Segundo o médico, para identificar a enxaqueca é preciso considerar critérios específicos, como o número de crises ao longo da vida, a duração dos episódios (geralmente de quatro a 72 horas se não tratados) e a caracterização da dor. É necessário apresentar ao menos dois dos seguintes aspectos: dor latejante, unilateral, de intensidade moderada a forte e que piora com esforço físico. Além disso, os episódios costumam vir acompanhados de náusea, vômito e sensibilidade à luz e ao som. As crises não podem ser consequência de outra doença que justifique a cefaleia.

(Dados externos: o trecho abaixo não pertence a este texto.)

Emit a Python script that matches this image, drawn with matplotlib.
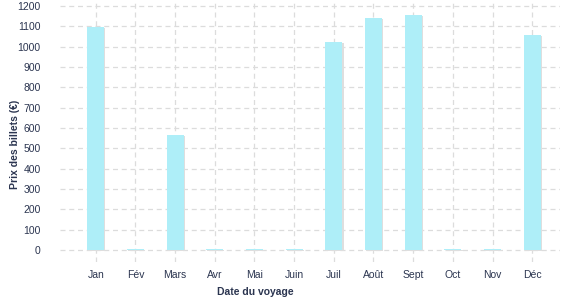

“A enxaqueca é uma doença invisível. Como não aparece em exames de sangue ou de imagem, o diagnóstico depende exclusivamente da interpretação clínica do médico”, reforça Peres. “E esse é outro desafio: a formação médica ainda carece de treinamento adequado para que os profissionais reconheçam a doença e saibam tratá-la corretamente”, destaca o neurologista, acrescentando que, em média, menos de 20% das pessoas diagnosticadas fazem o tratamento preventivo, que é o que realmente evita as crises de dor.
E, enquanto não chegam ao especialista, muitos recorrem ao uso indiscriminado de analgésicos e anti-inflamatórios, que podem piorar o quadro. “Esses medicamentos dão alívio momentâneo, mas podem provocar o efeito rebote. A dor volta cada vez mais intensa, e a doença cronifica”, finaliza Thais.